L’aspetto comunitario della morte qui al Nord s’è perso da un sacco. A me per esempio farebbe piacere che, morta io, qualcuno portasse un po’ di cibo a chi resta a piangermi (e ci sta anche l’offerta al morto, che ne so io di cosa mi farà piacere da morta? Io penso di evaporare nel nulla, ma chissà). Se mai c’è stato un aspetto comunitario, qui al Nord (anzi, dovrei dire in Lombardia, perché per esempio già il Piemonte è un mondo diverso): per come siamo fatti, quando soffriamo preferiremmo farlo per conto nostro. Per dire: io ho sempre considerato un’inutile spreco anche il funerale e tutti i riti che gli girano intorno, cristiani o civili. Non a caso mi scorre nelle vene un po’ di sangue ligure 😉
mmm…non so se rispondere essendo un “fondamentalista cristiano” 😀 Spero di restare nel tono colloquiale che avete usato: la mia ragazza dice che quando parlo ad un certo punto spunta la musichetta di Super Quark mentre gli altri si addormentano!!! 😀
Mi ha interessato l’offerta per i morti: in realtà è una tradizione antichissima: i romani praticavano 3 buchi nelle tombe e con dei tubi “nutrivano” i morti. Questo è il vero motivo per cui i cristiani celebravano nelle catacombe: era il permanere della comunione spirituale con il morto attraverso La comunione: il corpo di Cristo.
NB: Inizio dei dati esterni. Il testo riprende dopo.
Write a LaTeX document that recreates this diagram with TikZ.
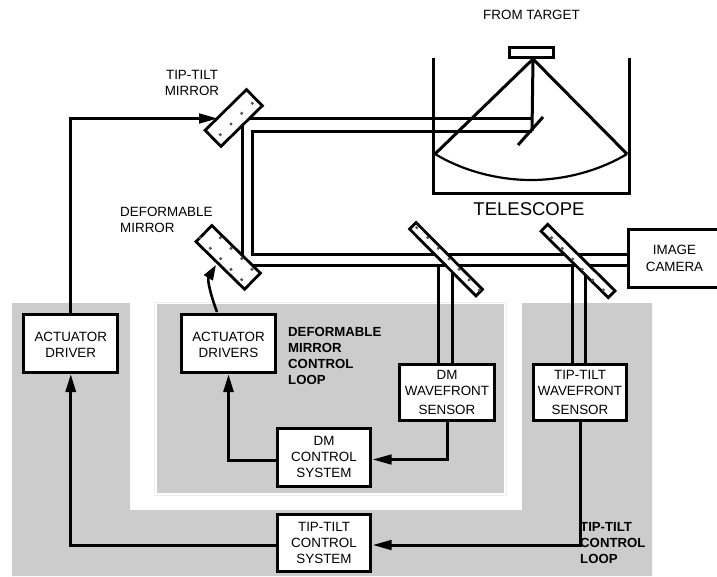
\documentclass[tikz,border=0pt]{standalone}
\usepackage{fontspec}
\setmainfont{Liberation Sans}
\usetikzlibrary{arrows.meta,calc}
\definecolor{panel}{HTML}{CCCCCC}
\definecolor{panedge}{HTML}{EEEEEE}
\definecolor{dotc}{HTML}{555555}
\newcommand{\lowerby}{\rule{0pt}{12.6pt}}
\tikzset{
  lbl/.style={font=\fontsize{13.4}{16}\selectfont,inner sep=0pt,align=center},
  lbll/.style={font=\fontsize{13.4}{16}\selectfont,inner sep=0pt,align=left},
  blbl/.style={font=\fontsize{13.2}{16}\selectfont\bfseries,inner sep=0pt,align=left},
  unit/.style={draw,line width=3pt,fill=white,inner sep=0pt,align=center,font=\fontsize{13.4}{16}\selectfont},
  mirrorbox/.style={draw,line width=2.8pt,fill=white,inner sep=0pt},
  sig/.style={line width=3pt},
  sigarrow/.style={line width=3pt,-{Triangle[length=18pt,width=10pt]}},
  sighoriz/.style={line width=3pt,-{Triangle[length=19pt,width=9.5pt]}},
  beam/.style={line width=3pt},
  optic/.style={line width=3pt},
  dot/.style={fill=dotc,draw=none}
}
\newcommand{\spots}[1]{\foreach \px/\py in {#1} {\fill[dot] (\px,\py) circle (1.7pt);}}
\begin{document}
\begin{tikzpicture}[x=1pt,y=-1pt]
\useasboundingbox (0,0) rectangle (717,576);
% shaded loops
\fill[panel] (12,303) -- (130,303) -- (130,510) -- (522,510) -- (522,303) -- (652,303) -- (652,576) -- (12,576) -- cycle;
\draw[panedge,line width=0.8pt,fill=white] (154.5,302) rectangle (506,495);
\fill[panel] (157,304) rectangle (504,493);
% named points
\coordinate (apex) at (533,59);
\coordinate (primL) at (435,154);
\coordinate (primR) at (627,154);
\coordinate (primB) at (531,180);
\coordinate (foldA) at (532,118.5);
\coordinate (foldB) at (532,131);
\coordinate (tel1) at (433,58);
\coordinate (tel2) at (433,193);
\coordinate (tel3) at (629,193);
\coordinate (tel4) at (629,58);
\coordinate (foldLo) at (518,145);
\coordinate (foldHi) at (543,117);
\coordinate (cornerA) at (252,131);
\coordinate (cornerB) at (252,254);
\coordinate (ttout) at (242,118.5);
\coordinate (dmin) at (242,258);
\coordinate (dmout) at (245,265);
\coordinate (camA) at (628,254);
\coordinate (camB) at (628,265);
\coordinate (bs1A) at (438,265);
\coordinate (bs1B) at (452,262);
\coordinate (bs2A) at (572,265);
\coordinate (bs2B) at (585,262);
% telescope
\draw[optic] (tel1) -- (tel2) -- (tel3) -- (tel4);
\draw[optic,line join=miter] (primL) -- (apex) -- (primR);
\draw[line width=2.2pt] (primL) .. controls (465,172) and (500,180) .. (primB) .. controls (562,180) and (597,172) .. (primR);
\draw[optic] (apex) -- (foldB);
\draw[optic] (foldLo) -- (foldHi);
% boxes
\node[unit,minimum width=44pt,minimum height=10pt] (sec) at (531,52) {};
\node[unit,minimum width=94pt,minimum height=58pt] (actd) at (70.75,343.5) {\lowerby ACTUATOR\\DRIVER};
\node[unit,minimum width=94.4pt,minimum height=58.4pt] (actm) at (228.5,343.5) {\lowerby ACTUATOR\\DRIVERS};
\node[unit,minimum width=93.4pt,minimum height=57.4pt] (dmc) at (324,457.3) {DM\\CONTROL\\SYSTEM};
\node[unit,minimum width=93.4pt,minimum height=57.4pt] (ttc) at (324,542.8) {TIP-TILT\\CONTROL\\SYSTEM};
\node[unit,minimum width=95.4pt,minimum height=56.4pt] (dmw) at (447,392.5) {DM\\WAVEFRONT\\[3pt]SENSOR};
\node[unit,minimum width=93.4pt,minimum height=56.4pt] (ttw) at (580,392.5) {TIP-TILT\\WAVEFRONT\\[3pt]SENSOR};
\node[unit,minimum width=92pt,minimum height=58.4pt] (cam) at (674.5,258.5) {IMAGE\\[1.5pt]CAMERA};
% optical beams
\draw[beam] (ttout) -- (foldA);
\draw[beam,line join=miter] (foldB) -- (cornerA) -- (cornerB) -- (camA);
\draw[beam] (ttout) -- (dmin);
\draw[beam] (dmout) -- (camB);
\draw[beam] (bs1A) -- (bs1A |- dmw.north);
\draw[beam] (bs1B) -- (bs1B |- dmw.north);
\draw[beam] (bs2A) -- (bs2A |- ttw.north);
\draw[beam] (bs2B) -- (bs2B |- ttw.north);
% mirrors
\node[mirrorbox,minimum width=58pt,minimum height=22.6pt,rotate=44.5] (ttm) at (233.7,118) {};
\node[mirrorbox,minimum width=68pt,minimum height=22.6pt,rotate=-44.4] (dmm) at (228.2,257.4) {};
\node[mirrorbox,minimum width=94.2pt,minimum height=9.2pt,rotate=-45.2] (bs1) at (446,259.2) {};
\node[mirrorbox,minimum width=94.5pt,minimum height=9.6pt,rotate=-44.6] (bs2) at (578,261) {};
\spots{252.3/103.3,241.7/113.3,231/124,220.3/134.7}
\spots{220.3/237.7,231/248.3,241.7/258.7,252/269.3,200/237.7,210.3/248.3,220.7/258.7,231/269.3,241.7/279.7}
\spots{416.7/227.7,427.7/237.7,438.3/248.3,449/259,459/269.3,469/280,479.3/290}
\spots{551.7/237.7,562.3/248.3,572.7/259,582.3/269.3,592.7/280,603.3/290}
% control signals
\coordinate (ttdrv) at (70.75,118.5);
\coordinate (tthit) at (218,118.5);
\coordinate (ttin) at (372.5,545);
\coordinate (dmin2) at (372.5,459.5);
\coordinate (ttcL) at (276,545);
\coordinate (dmcL) at (276,460);
\coordinate (actmA) at (217,312);
\coordinate (dmhit) at (216,265);
\draw[sig,line join=miter] (actd.north) -- (ttdrv) -- ++(130,0);
\draw[sighoriz] (ttdrv) -- (tthit);
\draw[sigarrow] (ttcL) -| (actd.south);
\draw[sigarrow] (dmcL) -| (actm.south);
\draw[sighoriz] (dmw.south) |- (dmin2);
\draw[sighoriz] (ttw.south) |- (ttin);
\draw[line width=2.6pt,-{Triangle[length=15pt,width=10pt]}] (actmA) .. controls (211,296) and (207,280) .. (dmhit);
% labels
\node[lbl] (lfrom) at (531.5,15) {FROM TARGET};
\node[lbl,font=\fontsize{18.5}{20}\selectfont] (ltel) at (529,209) {TELESCOPE};
\node[lbl] (lttm) at (192,83) {TIP-TILT\\MIRROR};
\node[lbll,anchor=west] (ldmm) at (120,219.5) {DEFORMABLE\\MIRROR};
\node[blbl,anchor=west] (ldml) at (288,355.5) {DEFORMABLE\\MIRROR\\CONTROL\\LOOP};
\node[blbl,anchor=west] (lttl) at (580,542.7) {TIP-TILT\\CONTROL\\LOOP};
\end{tikzpicture}
\end{document}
Halloween in inglese antico sta per vigilia dei santi. Ma nella festa anglosassone, almeno come ci arriva oggi, abbiamo un’esorcizzare le paure rendendo ridicola la morte, rendendola uno scherzo. In realtà in quella notte si celebrano molti rituali esoterici, ed a pensarci bene in halloween c’è un rovesciamento del significato della morte che sta nella festa cristiana. Ognissanti infatti festeggia Cristo che ha salvato tutti i santi che sono già vivi in paradiso con Lui. Halloween celebra cadaveri che camminano. Il 2 novembre invece si ricorda tutti insieme gli altri defunti, affinchè con la nostra preghiera anche le persone che amiamo possano essere con Lui.
Quando vado a lavoro all’asilo e vedo tutti quei pipistrelli e quelle zucche mi chiedo che c’entrano? Il fatto è che prima di essere halloween una festa consumistica lo era già prima Ognissanti, insieme al Natale ed alla Pasqua ed alle altre feste; una volta persa la propria fede e la propria identità una festa vale l’altra.
TRADIZIONI
A Palermo c’è… c’era la tradizione de “i pupa ri zuccaro” per i bambini ( dei veri e propri pupazzi anche ad altezza di bambino tutto di zucchero da mangiare… e dividere) poi abbiamo la frutta martorana ( frutta fatta con pasta di mandorle) inventata dalle monache (basiliane? non ricordo) del monastero della Martorana, in centro. Poi c’è l’abitudine di mangiare “u pani cunsato” ovvero una bella mufuletta ( una pagnotta grande ma con poca mollica) con olio extravergine di oliva, formaggio grattugiato, acciughe e pomodoro. Penso che derivi dal fatto che una volta la famiglia stava tutto il giorno al cimitero, in compagnia della parte della famiglia estinta. In quel giorno morti e vivi riscoprivano di essere ancora uniti, ancora insieme.
A Palermo la cosa era ancora più accentuata in alcuni cimiteri, gestiti dai padri cappuccini dove i corpi fino a metà 800 venivano mummificati ed esposti. Era un memento mori … almeno in teoria. Tempo fa ho trovato in biblioteca una testimonianza significativa: l’autore di una guida sulla città racconta disgustato di come il popolino si riversasse vociante in quel luogo di silenzio urlando ridendo e scherzando con i morti… (evidentemente non i propri). Oggi rimangono solo 2 cimiteri del genere, uno proprio a Palermo e vengono da tutto il mondo solo per vedere questo.
Grazie, Riccardo, che commento ricco! Mi hai fatto venire in mente un tempio a Bangkok dove le persone se stanno giornate intere sotto i portici in compagnia dei propri morti.